A good pair of noise-canceling headphones can protect your focus when you don’t have an office door. You can even get noise-canceling earbuds that help sift out background noise when you’re on a call.

Working outside takes a bit of preparation, but there’s nothing like spending all day in the fresh air. If you have an awning, plan on setting that up to provide plenty of shade for your computer screen. No awning? No problem. You could try a laptop hood or sun screen, a portable patio umbrella, a pop-up gazebo canopy, or an anti-glare screen for your computer. And you can always pair a comfortable camp chair with a folding desk to create a comfortable workstation outdoors.



One of the benefits of working from the road is being able to close your computer at quitting time and head straight out for an adventure. But why not plan for restorative breaks as well? An hour lunch break can provide plenty of time to eat and stretch your legs. You might take a quick hike, go for a dip in a nearby lake, walk the dog, or play with your kids at a campsite playground. Interspersing hardcore focus with breaks that get you moving is great for your physical and mental health.

If you’re working from a different time zone than the rest of your team, you might consider working the same hours they do. That can provide either a later start in the morning (great for getting that morning run in) or an early end to your day (with plenty of time for some summer paddle-boarding before or after dinner).

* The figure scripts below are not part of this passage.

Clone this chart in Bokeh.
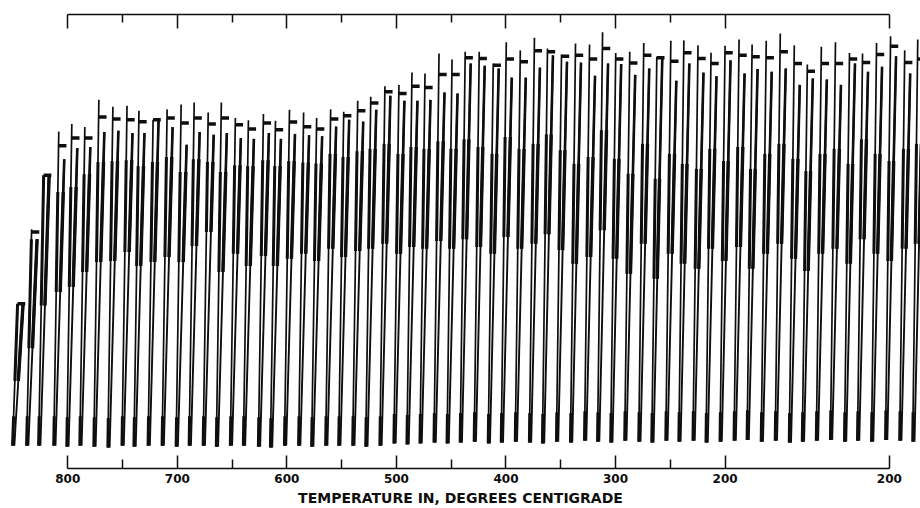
import numpy as np
from bokeh.plotting import figure
from bokeh.models import Range1d, LinearAxis, FixedTicker, ColumnDataSource
from bokeh.embed import file_html
from bokeh.resources import INLINE

# Position of each cycle's rising stroke, on the chart's temperature scale
cycle_temp = [845.8, 833.0, 822.0, 808.2, 796.3, 784.4, 771.6, 758.8, 745.9, 735.0,
              722.1, 709.3, 696.5, 684.6, 671.8, 659.8, 647.0, 635.1, 621.4, 610.4,
              597.6, 584.7, 572.8, 560.0, 548.1, 535.3, 523.4, 510.5, 497.7, 485.8,
              473.9, 461.1, 449.2, 437.2, 424.4, 411.6, 399.7, 386.9, 374.0, 362.1,
              349.3, 336.5, 323.7, 311.8, 299.8, 287.0, 274.2, 262.3, 249.5, 237.6,
              224.7, 212.8, 200.0, 187.2, 175.3, 162.4, 149.6, 136.8, 124.9, 112.1,
              99.2, 86.4, 74.5, 61.7, 48.9, 36.0, 24.1]
# Deflection (0 = base line, 100 = top line) of the peak of each rising stroke
peak = [36.3, 52.7, 64.6, 74.2, 75.9, 75.2, 81.2, 79.7, 79.9, 78.8,
        76.8, 79.1, 80.2, 80.6, 78.4, 80.6, 77.2, 76.7, 78.1, 76.6,
        79.0, 78.4, 77.2, 79.1, 78.6, 81.0, 81.9, 84.2, 84.5, 87.2,
        87.0, 91.4, 90.1, 91.8, 91.8, 89.2, 93.9, 92.1, 94.9, 92.5,
        91.2, 93.6, 93.4, 96.1, 91.5, 91.8, 93.7, 90.7, 94.2, 94.3,
        93.2, 91.6, 93.1, 94.5, 93.4, 94.2, 95.8, 93.2, 89.0, 92.9,
        93.9, 91.5, 91.4, 93.7, 95.2, 92.1, 94.5]
# Deflection of the flag mark
flag = [36.3, 52.1, 64.6, 71.1, 72.8, 72.8, 77.4, 77.0, 76.8, 76.4,
        76.8, 77.2, 76.1, 77.2, 75.9, 77.2, 75.7, 74.8, 76.1, 74.6,
        76.3, 75.3, 74.8, 77.0, 77.7, 78.8, 80.5, 83.0, 82.6, 84.2,
        83.9, 86.8, 86.8, 90.5, 90.3, 88.8, 90.2, 89.6, 92.0, 91.8,
        90.8, 91.0, 90.2, 92.5, 90.2, 89.3, 91.0, 90.5, 89.7, 91.6,
        90.3, 89.2, 91.6, 91.0, 90.7, 90.5, 91.8, 89.2, 87.5, 89.2,
        89.2, 90.2, 89.4, 91.2, 93.0, 89.4, 90.2]
# Deflection at the top of the falling stroke
fall_top = [36.3, 50.5, 64.6, 68.1, 70.6, 70.8, 74.1, 74.4, 73.9, 73.9,
            76.7, 75.2, 71.3, 74.1, 73.5, 73.9, 72.8, 72.6, 73.9, 72.6,
            73.7, 73.4, 73.2, 75.3, 76.8, 76.4, 79.0, 82.1, 81.0, 81.0,
            81.2, 82.8, 82.6, 89.2, 88.7, 88.1, 86.1, 86.1, 88.3, 91.0,
            89.6, 89.4, 86.5, 89.2, 89.1, 86.7, 88.1, 90.5, 85.4, 89.2,
            87.2, 86.4, 89.9, 87.0, 88.0, 87.4, 88.1, 84.5, 85.9, 85.7,
            84.5, 89.2, 87.4, 88.5, 90.8, 87.0, 89.2]
# Lower end of the dense (overlapping) part of each stroke pair
band_low = [19.3, 26.5, 35.9, 38.9, 40.0, 43.3, 45.5, 45.7, 47.7, 44.6,
            45.5, 46.6, 45.5, 49.0, 52.1, 43.3, 47.3, 44.6, 46.8, 44.6,
            46.2, 47.3, 45.7, 48.4, 46.6, 47.9, 48.4, 49.5, 47.3, 48.8,
            48.4, 50.1, 48.4, 50.5, 48.8, 47.3, 51.0, 48.4, 49.5, 51.6,
            48.1, 45.1, 46.6, 52.5, 46.2, 42.9, 49.5, 41.8, 47.3, 45.1,
            44.0, 48.4, 45.7, 48.8, 44.0, 47.3, 49.5, 46.2, 43.5, 47.3,
            48.4, 45.1, 50.5, 47.3, 45.7, 48.4, 49.5]
# Deflection at the bottom tip of each cycle
trough = [5.0, 5.0, 5.0, 5.0, 4.8, 5.0, 4.8, 4.6, 5.0, 4.8,
          5.0, 5.0, 4.8, 5.0, 5.0, 4.8, 5.0, 5.0, 4.8, 4.6,
          5.0, 5.0, 4.8, 5.0, 5.0, 5.0, 4.8, 5.0, 5.5, 5.3,
          5.5, 5.7, 5.5, 5.7, 5.9, 5.5, 5.7, 5.9, 5.7, 5.5,
          5.9, 5.7, 6.1, 5.9, 5.7, 6.1, 5.9, 5.7, 6.1, 5.9,
          6.1, 5.7, 5.9, 6.1, 6.3, 5.9, 6.1, 5.7, 5.9, 6.1,
          6.3, 5.9, 6.1, 5.9, 6.3, 6.1, 5.9]

major_ticks = [800, 700, 600, 500, 400, 300, 200, 50]
minor_ticks = [750, 650, 550, 450, 350, 250]
tick_labels = {800: "800", 700: "700", 600: "600", 500: "500",
               400: "400", 300: "300", 200: "200", 50: "200"}
axis_title = "TEMPERATURE IN, DEGREES CENTIGRADE"

INK = "#0e0e0e"
FONT = "DejaVu Sans"

T = np.array(cycle_temp)
pk = np.array(peak)
fl = np.array(flag)
ft = np.array(fall_top)
bl = np.array(band_low)
tr = np.array(trough)

# horizontal offsets (degrees on the scale) of the stroke geometry
tip_x = T + 4.6
fall_top_x = T - 5.0
fall_bot_x = T + 3.0
flag_end_x = T - 7.0


def rise_x(y):
    return tip_x + (T - tip_x) * (y - tr) / (pk - tr)


def fall_x(y):
    return fall_bot_x + (fall_top_x - fall_bot_x) * (y - tr) / (ft - tr)


band_top = np.minimum(ft - 6.0, bl + 22.0)
band_top = np.maximum(band_top, bl + 3.0)
band_top[:3] = ft[:3]

p = figure(width=920, height=508, x_range=Range1d(861.4, 21.6), y_range=Range1d(0, 100),
           output_backend="svg", toolbar_location=None,
           x_axis_location=None, y_axis_location=None,
           min_border_left=0, min_border_right=0, min_border_top=14, min_border_bottom=0)
p.outline_line_color = None
p.grid.visible = False
p.background_fill_color = "white"
p.border_fill_color = "white"

src = ColumnDataSource(dict(
    tip_x=tip_x, tr=tr, T=T, pk=pk, fl=fl, ft=ft,
    fall_top_x=fall_top_x, fall_bot_x=fall_bot_x, flag_end_x=flag_end_x,
    bt=band_top, bl=bl,
    rise_bt_x=rise_x(band_top), rise_bl_x=rise_x(bl),
    fall_bt_x=fall_x(band_top), fall_bl_x=fall_x(bl),
    spike_top=tr + 6.5, spike_x=rise_x(tr + 6.5),
))
# rising stroke
p.segment(x0="tip_x", y0="tr", x1="T", y1="pk", source=src, line_color=INK, line_width=1.7)
# falling stroke
p.segment(x0="fall_top_x", y0="ft", x1="fall_bot_x", y1="tr", source=src, line_color=INK, line_width=1.9)
# dense part of the strokes
p.segment(x0="rise_bt_x", y0="bt", x1="rise_bl_x", y1="bl", source=src, line_color=INK, line_width=3.0)
p.segment(x0="fall_top_x", y0="ft", x1="fall_bl_x", y1="bl", source=src, line_color=INK, line_width=2.6)
p.segment(x0="fall_bt_x", y0="bt", x1="fall_bl_x", y1="bl", source=src, line_color=INK, line_width=3.4)
# flag
p.segment(x0="T", y0="fl", x1="flag_end_x", y1="fl", source=src, line_color=INK, line_width=3.5)
# dark spike at the bottom tip
p.segment(x0="tip_x", y0="tr", x1="spike_x", y1="spike_top", source=src, line_color=INK, line_width=3.0)

top = LinearAxis(ticker=FixedTicker(ticks=major_ticks, minor_ticks=minor_ticks), bounds=(50, 800),
                 major_tick_in=14, major_tick_out=0, minor_tick_in=8, minor_tick_out=0,
                 major_label_text_font_size="0px", major_label_standoff=0,
                 axis_line_color=INK, axis_line_width=1.5,
                 major_tick_line_color=INK, major_tick_line_width=1.5,
                 minor_tick_line_color=INK, minor_tick_line_width=1.5)
top.major_label_overrides = {k: "" for k in major_ticks}
p.add_layout(top, "above")

bottom = LinearAxis(ticker=FixedTicker(ticks=major_ticks, minor_ticks=minor_ticks), bounds=(50, 800),
                    major_tick_in=13, major_tick_out=0, minor_tick_in=9, minor_tick_out=0,
                    axis_line_color=INK, axis_line_width=1.5,
                    major_tick_line_color=INK, major_tick_line_width=1.5,
                    minor_tick_line_color=INK, minor_tick_line_width=1.5,
                    major_label_standoff=5,
                    major_label_text_font=FONT, major_label_text_font_size="12px",
                    major_label_text_font_style="bold",
                    major_label_text_color=INK,
                    axis_label=axis_title, axis_label_standoff=4,
                    axis_label_text_font=FONT, axis_label_text_font_size="14px",
                    axis_label_text_font_style="bold", axis_label_text_color=INK)
bottom.major_label_overrides = tick_labels
p.add_layout(bottom, "below")

open("out.html", "w").write(file_html(p, INLINE))
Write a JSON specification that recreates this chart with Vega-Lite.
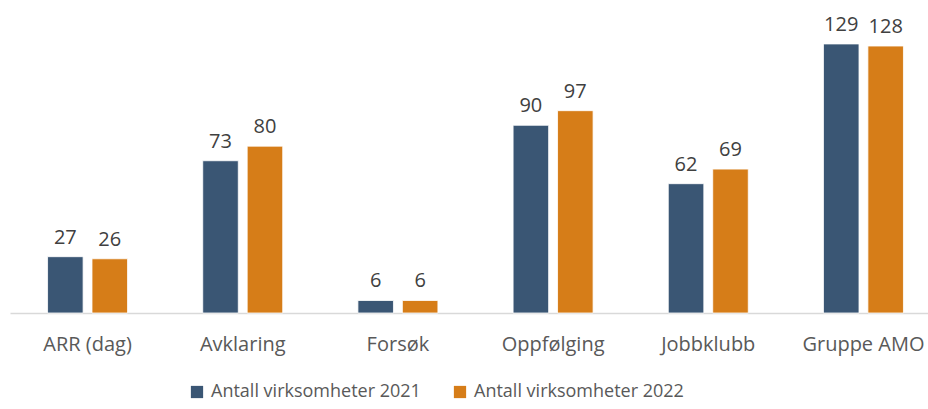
{
  "$schema": "https://vega.github.io/schema/vega-lite/v6.json",
  "autosize": {"type": "none"},
  "width": 931,
  "height": 292,
  "padding": {"left": 10, "top": 21, "right": 0, "bottom": 96},
  "background": "white",
  "config": {"view": {"stroke": null}, "font": "Open Sans"},
  "data": {"values": [
    {"kategori": "ARR (dag)", "serie": "Antall virksomheter 2021", "verdi": 27},
    {"kategori": "ARR (dag)", "serie": "Antall virksomheter 2022", "verdi": 26},
    {"kategori": "Avklaring", "serie": "Antall virksomheter 2021", "verdi": 73},
    {"kategori": "Avklaring", "serie": "Antall virksomheter 2022", "verdi": 80},
    {"kategori": "Forsøk", "serie": "Antall virksomheter 2021", "verdi": 6},
    {"kategori": "Forsøk", "serie": "Antall virksomheter 2022", "verdi": 6},
    {"kategori": "Oppfølging", "serie": "Antall virksomheter 2021", "verdi": 90},
    {"kategori": "Oppfølging", "serie": "Antall virksomheter 2022", "verdi": 97},
    {"kategori": "Jobbklubb", "serie": "Antall virksomheter 2021", "verdi": 62},
    {"kategori": "Jobbklubb", "serie": "Antall virksomheter 2022", "verdi": 69},
    {"kategori": "Gruppe AMO", "serie": "Antall virksomheter 2021", "verdi": 129},
    {"kategori": "Gruppe AMO", "serie": "Antall virksomheter 2022", "verdi": 128}
  ]},
  "encoding": {
    "x": {
      "field": "kategori", "type": "nominal", "sort": null,
      "scale": {"paddingInner": 0.4845, "paddingOuter": 0.242},
      "axis": {
        "title": null, "labelAngle": 0, "ticks": false,
        "domainColor": "#D9D9D9", "domainWidth": 1.5,
        "labelFontSize": 20, "labelColor": "#595959", "labelPadding": 21,
        "labelFont": "Open Sans", "labelLimit": 300
      }
    },
    "xOffset": {"field": "serie", "type": "nominal", "scale": {"paddingInner": 0.2, "paddingOuter": 0}},
    "y": {
      "field": "verdi", "type": "quantitative",
      "scale": {"domain": [0, 140], "nice": false},
      "axis": null
    }
  },
  "layer": [
    {
      "mark": {"type": "bar", "stroke": "white", "strokeWidth": 0.8},
      "encoding": {
        "color": {
          "field": "serie", "type": "nominal",
          "scale": {"range": ["#3A5674", "#D67D18"]},
          "legend": {
            "title": null, "orient": "none", "direction": "horizontal",
            "legendX": 178, "legendY": 362,
            "symbolType": "square", "symbolSize": 150, "symbolStrokeWidth": 0,
            "labelFontSize": 18, "labelColor": "#595959", "labelFont": "Open Sans",
            "labelLimit": 400, "columnPadding": 30, "labelOffset": 5
          }
        }
      }
    },
    {
      "mark": {"type": "text", "baseline": "alphabetic", "dy": -13, "fontSize": 20, "color": "#404040", "font": "Open Sans"},
      "encoding": {"text": {"field": "verdi", "type": "quantitative"}}
    }
  ]
}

When it comes to packing up and moving your RV, we recommend you plan carefully. A long drive followed by campsite setup can take a lot out of you. Planning to drive and move early and then work in the afternoon is tough. You might already be worn out and ready for some R&R. You also don’t want to pull-over to take an important call only to realize too late that your connection is non-existent.

We recommend planning your travel days for evenings and weekends. If you can get to your next destination before it gets too dark to set up, traveling in the afternoon/evening can work. But the absolute safest bet is to plan your travel days for your days off, which ensures you have the time you need to move without stress.


And that may necessitate moving locations less often than you would on vacation. But hey when you can work from anywhere, what’s the rush, right? Take your time at each destination, give yourself plenty of time to explore outside of work hours, and save yourself unneeded stress by only moving once every week or two, if you can.

With these tips for working from your mobile RV home office, you’ll be well on your way to creating a workspace where you can get things done. So, what do you think? Do you work remotely from your RV? What are your favorite gadgets, furniture and accessories for staying productive while you’re on the road?